The Main Street Act aims to boost community banking by easing formation rules, tailoring regulations for smaller institutions, increasing supervisory transparency, and modernizing emergency lending and resolution processes.
J. Hill
Representative
AR-2
The Main Street Act is a comprehensive bill designed to revitalize community banking by easing formation requirements for new local banks and tailoring regulations to reduce compliance burdens on smaller financial institutions. It aims to increase transparency in bank supervision and resolution processes while modernizing lending programs and streamlining merger reviews. Ultimately, the legislation seeks to foster greater competition, improve access to capital in underserved areas, and ensure regulatory oversight is proportionate to institutional risk.
Alright, let's talk about the 'Main Street Act.' This isn't just some dusty old piece of legislation; it's a big shake-up for how banks, especially the smaller, local ones, operate. Think of it as a push to get more banks popping up in your neighborhood and making it easier for them to do business, but it also raises some questions about how much oversight they'll get.
First off, this bill wants to make it simpler to start a new bank, especially in places that don't have many options, like rural areas. It's giving new banks a 3-year grace period on meeting all the big federal capital requirements (Title I, Sec. 101). So, for a small town that’s been crying out for a local lender, this could mean more choices than just the big national chains or payday loan spots. For you, this might translate to more competitive loan rates or better customer service from a bank that actually knows your community.
But here’s the flip side: when new banks don't have to hold as much cash right out of the gate, there's always a question of how stable they'll be if the economy takes a hit. We've seen how quickly things can go sideways, and less capital could mean less cushion if things get rocky.
One of the biggest themes here is cutting down on the rules for smaller banks. The bill specifically says federal agencies need to tailor regulations based on a bank’s risk and business model, not just apply a blanket rule (Title II, Sec. 201). It’s also raising the asset thresholds for things like simplified reporting and capital rules from $10 billion to $15 billion (Title II, Sec. 202). For a community bank, this means less time and money spent on paperwork and more resources potentially freed up for lending to local businesses or offering you a better mortgage rate.
However, this lighter touch on regulation for mid-sized institutions could be a double-edged sword. While it might boost local lending, it also means less oversight for a larger chunk of the banking sector. If you’re a consumer, you might benefit from more competitive services, but there’s a risk that reduced vigilance could lead to some institutions taking on more risk, which could eventually impact you if things go south.

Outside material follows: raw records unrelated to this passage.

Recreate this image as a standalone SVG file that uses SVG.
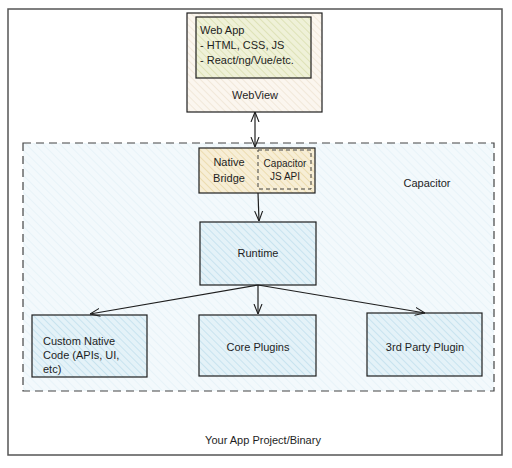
<svg xmlns="http://www.w3.org/2000/svg" width="512" height="468" viewBox="0 0 512 468">
<defs>
<pattern id="hCap" width="6" height="6" patternUnits="userSpaceOnUse" patternTransform="rotate(-45)">
<rect width="6" height="6" fill="#f3f9fc"/><line x1="0" y1="0" x2="0" y2="6" stroke="#e2eff6" stroke-width="1.2"/></pattern>
<pattern id="hBlue" width="5" height="5" patternUnits="userSpaceOnUse" patternTransform="rotate(-45)">
<rect width="5" height="5" fill="#e4f2f8"/><line x1="0" y1="0" x2="0" y2="5" stroke="#b9dcea" stroke-width="1.3"/></pattern>
<pattern id="hTan" width="5" height="5" patternUnits="userSpaceOnUse" patternTransform="rotate(-45)">
<rect width="5" height="5" fill="#f7eed6"/><line x1="0" y1="0" x2="0" y2="5" stroke="#e6d29c" stroke-width="1.3"/></pattern>
<pattern id="hBeige" width="5" height="5" patternUnits="userSpaceOnUse" patternTransform="rotate(-45)">
<rect width="5" height="5" fill="#fbf6ef"/><line x1="0" y1="0" x2="0" y2="5" stroke="#ebdfcc" stroke-width="1.2"/></pattern>
<pattern id="hGreen" width="5" height="5" patternUnits="userSpaceOnUse" patternTransform="rotate(-45)">
<rect width="5" height="5" fill="#eff1d8"/><line x1="0" y1="0" x2="0" y2="5" stroke="#d6daa6" stroke-width="1.3"/></pattern>
<marker id="ah" viewBox="0 0 10 10" refX="10" refY="5" markerWidth="10" markerHeight="10" orient="auto-start-reverse" markerUnits="userSpaceOnUse">
<path d="M0,1 L10,5 L0,9" fill="none" stroke="#1e1e1e" stroke-width="1.1"/></marker>
</defs>
<style>
text{font-family:"Liberation Sans","DejaVu Sans",sans-serif;font-size:11px;fill:#1e1e1e}
.c{text-anchor:middle}
.box{stroke:#1e1e1e;stroke-width:1.2}
.conn{stroke:#1e1e1e;stroke-width:1.2;fill:none}
</style>
<rect width="512" height="468" fill="#ffffff"/>
<g id="app-project">
<rect x="8" y="9" width="494" height="446" fill="none" stroke="#555" stroke-width="1.5"/>
<text class="c" x="263" y="444">Your App Project/Binary</text>
</g>
<g id="capacitor">
<rect x="23" y="143" width="471" height="248" fill="url(#hCap)" stroke="#444" stroke-width="1.2" stroke-dasharray="8 5"/>
<text class="c" x="427" y="187">Capacitor</text>
</g>
<g id="webview">
<rect class="box" x="187" y="13" width="135" height="99" fill="url(#hBeige)" stroke="#666"/>
<text class="c" x="255" y="99">WebView</text>
</g>
<g id="webapp">
<rect class="box" x="196" y="17" width="115" height="61" fill="url(#hGreen)"/>
<text x="200" y="34">Web App</text>
<text x="200" y="49">- HTML, CSS, JS</text>
<text x="200" y="64">- React/ng/Vue/etc.</text>
</g>
<g id="native-bridge">
<rect class="box" x="199" y="148" width="116" height="45" fill="url(#hTan)"/>
<text class="c" x="229" y="166">Native</text>
<text class="c" x="229" y="182">Bridge</text>
</g>
<g id="capacitor-js-api">
<rect x="258" y="150" width="53" height="39" fill="none" stroke="#444" stroke-width="1" stroke-dasharray="4 3"/>
<text class="c" x="285" y="167" style="font-size:10px">Capacitor</text>
<text class="c" x="285" y="180" style="font-size:10px">JS API</text>
</g>
<g id="runtime">
<rect class="box" x="200" y="222" width="116" height="63" fill="url(#hBlue)"/>
<text class="c" x="258" y="257">Runtime</text>
</g>
<g id="custom-native">
<rect class="box" x="32" y="315" width="115" height="62" fill="url(#hBlue)"/>
<text x="43" y="345">Custom Native</text>
<text x="43" y="359">Code (APIs, UI,</text>
<text x="43" y="373">etc)</text>
</g>
<g id="core-plugins">
<rect class="box" x="199" y="315" width="117" height="61" fill="url(#hBlue)"/>
<text class="c" x="258" y="351">Core Plugins</text>
</g>
<g id="third-party">
<rect class="box" x="367" y="313" width="115" height="63" fill="url(#hBlue)"/>
<text class="c" x="425" y="351">3rd Party Plugin</text>
</g>
<g id="connectors">
<line class="conn" x1="255" y1="112" x2="255" y2="147" marker-start="url(#ah)" marker-end="url(#ah)"/>
<line class="conn" x1="258" y1="193" x2="259" y2="221" marker-end="url(#ah)"/>
<line class="conn" x1="258" y1="285" x2="90" y2="314" marker-end="url(#ah)"/>
<line class="conn" x1="258" y1="285" x2="258" y2="314" marker-end="url(#ah)"/>
<line class="conn" x1="258" y1="285" x2="425" y2="313" marker-end="url(#ah)"/>
</g>
</svg>
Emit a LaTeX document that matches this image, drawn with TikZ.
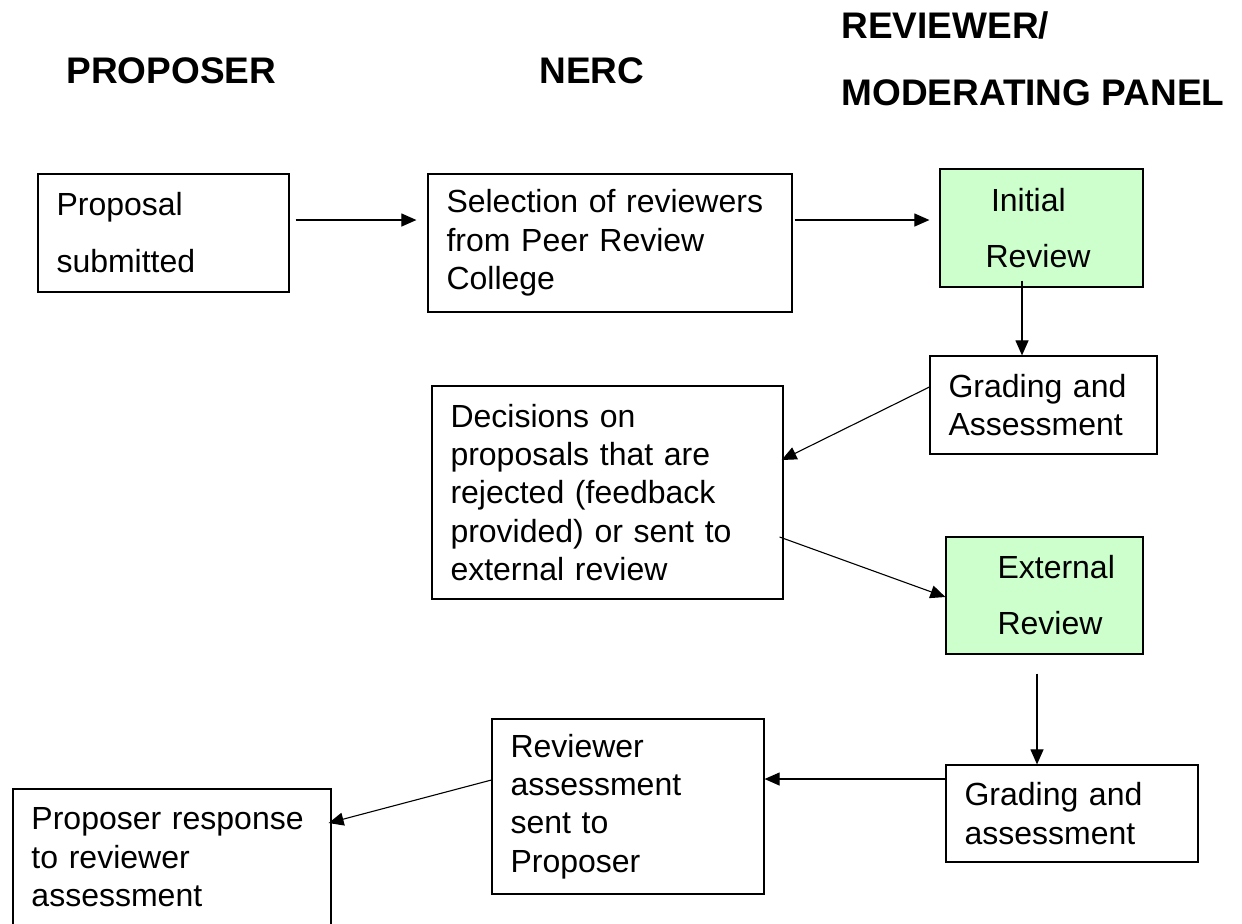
\documentclass[tikz,border=0pt]{standalone}
\usepackage{fontspec}
\setmainfont{Liberation Sans}
\usetikzlibrary{arrows.meta,positioning}
\definecolor{paleGreen}{HTML}{CCFFCC}

\begin{document}
\begin{tikzpicture}[node distance=2cm,on grid,
    >={Triangle[length=7.5pt,width=6.5pt]},
    stage/.style={draw, line width=0.6pt, inner xsep=9.25pt, align=left,
        font=\fontsize{16}{19.2}\selectfont},
    reviewstage/.style={stage, fill=paleGreen, font=\fontsize{16}{28}\selectfont},
    heading/.style={anchor=base west, inner sep=0pt,
        font=\fontsize{18.5}{22}\selectfont\bfseries},
    flow/.style={->, line width=0.55pt}]
    \useasboundingbox (0,0) rectangle (621pt,-461.5pt);

    % column headings
    \node[heading] (hprop)  at (33pt,-41.5pt)    {PROPOSER};
    \node[heading] (hnerc)  at (269.5pt,-41.5pt) {NERC};
    \node[heading] (hrev)   at (420.5pt,-19pt)   {REVIEWER/};
    \node[heading] (hpanel) at (420.5pt,-52.5pt) {MODERATING PANEL};

    \node[stage, text width=107pt, minimum height=59pt, font=\fontsize{16}{28.5}\selectfont]
        (prop) at (81.75pt,-116.5pt) {Proposal\\submitted};
    \node[stage, text width=163.5pt, minimum height=69pt]
        (sel) [below right=5pt and 223.25pt of prop] {Selection of reviewers\\from Peer Review\\College};
    \node[reviewstage, text width=83pt, minimum height=59pt]
        (init) [above right=7.5pt and 215.75pt of sel] {\hspace*{16.25pt}Initial\\\hspace*{13.5pt}Review};
    \node[stage, text width=95pt, minimum height=49pt]
        (gradeA) [below right=88.5pt and 1pt of init] {Grading and\\Assessment};
    \node[stage, text width=157pt, minimum height=106.5pt]
        (dec) [below left=124.75pt and 1.25pt of sel] {Decisions on\\proposals that are\\rejected (feedback\\provided) or sent to\\external review};
    \node[reviewstage, text width=80pt, minimum height=58.5pt]
        (ext) [below right=95.25pt and 0.5pt of gradeA] {\hspace*{16.5pt}External\\\hspace*{16.5pt}Review};
    \node[stage, text width=107.5pt, minimum height=48.5pt]
        (gradeB) [below right=109pt and 13.75pt of ext] {Grading and\\assessment};
    \node[stage, text width=117.5pt, minimum height=87.5pt]
        (rev) [below right=157pt and 10.25pt of dec] {Reviewer\\assessment\\sent to\\Proposer};
    \node[stage, text width=140.5pt, minimum height=68.5pt]
        (resp) [below right=312.25pt and 4.25pt of prop] {Proposer response\\to reviewer\\assessment};

    \path[flow]
    ([xshift=3pt,yshift=6.5pt]prop.east)       edge ([xshift=-5.5pt,yshift=11.5pt]sel.west)
    ([xshift=1pt,yshift=11.5pt]sel.east)       edge ([xshift=-5pt,yshift=4pt]init.west)
    ([xshift=-9.75pt,yshift=3.5pt]init.south)  edge ([xshift=-10.75pt]gradeA.north)
    ([yshift=9pt]gradeA.west)                  edge ([xshift=-1pt,yshift=16.25pt]dec.east)
    ([xshift=-2pt,yshift=-22.25pt]dec.east)    edge ([yshift=-0.75pt]ext.west)
    ([xshift=-3.75pt,yshift=-9.5pt]ext.south)  edge ([xshift=-17.5pt]gradeB.north)
    ([yshift=17.25pt]gradeB.west)              edge ([yshift=13.75pt]rev.east)
    ([yshift=13.25pt]rev.west)                 edge ([xshift=-1.5pt,yshift=17.25pt]resp.east)
    ;
\end{tikzpicture}
\end{document}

The act also tries to rein in how regulators supervise banks. It wants to standardize bank ratings to make them less subjective and actually prohibits regulators from considering 'reputational risk' when examining a bank (Title III, Sec. 301). This is a big deal. Remember 'Operation Choke Point,' where regulators were accused of pressuring banks to drop certain industries (like gun dealers or payday lenders) because of negative press? This bill aims to stop that.
For businesses in those industries, this could mean easier access to banking services. For everyone else, it means regulators are supposed to focus strictly on financial health, not public perception. The bill also sets up an independent review board for bank complaints and a way for banks to get binding written advice from regulators (Title III, Sec. 304, Sec. 305). This is designed to give banks more certainty and prevent arbitrary decisions. It’s all about making the regulatory process more transparent and accountable, which could be good for everyone by preventing sudden, unexpected penalties that can ripple through local economies.
When banks merge, it can change the whole landscape of your local banking options. This bill tries to speed things up, especially for smaller mergers. It exempts bank mergers under $10 billion from antitrust scrutiny and gives regulators a strict 120-day deadline to approve or deny applications (Title VI, Sec. 601, Sec. 602). Miss the deadline? It's automatically approved. The idea is to make it easier for community banks to grow or combine without getting bogged down in endless red tape.
For you, this could mean more efficient banks, but it also raises a flag: less antitrust review could lead to less competition in local markets if smaller banks merge without a close look at how it affects consumer choice. It's a trade-off between efficiency and potentially fewer options in your neighborhood.
Ultimately, the Main Street Act is trying to balance supporting smaller, local banks and fostering innovation with maintaining financial stability. If you're a small business owner, easier access to loans from a local bank could be a game-changer. If you're a consumer, you might see more banking options or more innovative services thanks to banks partnering with fintech companies (Title VIII, Sec. 802). But, like any big piece of legislation, the devil’s in the details, and how these changes play out in the real world will depend on how regulators interpret and implement them. We'll be watching to see if this bill truly helps Main Street without accidentally opening the door to new risks.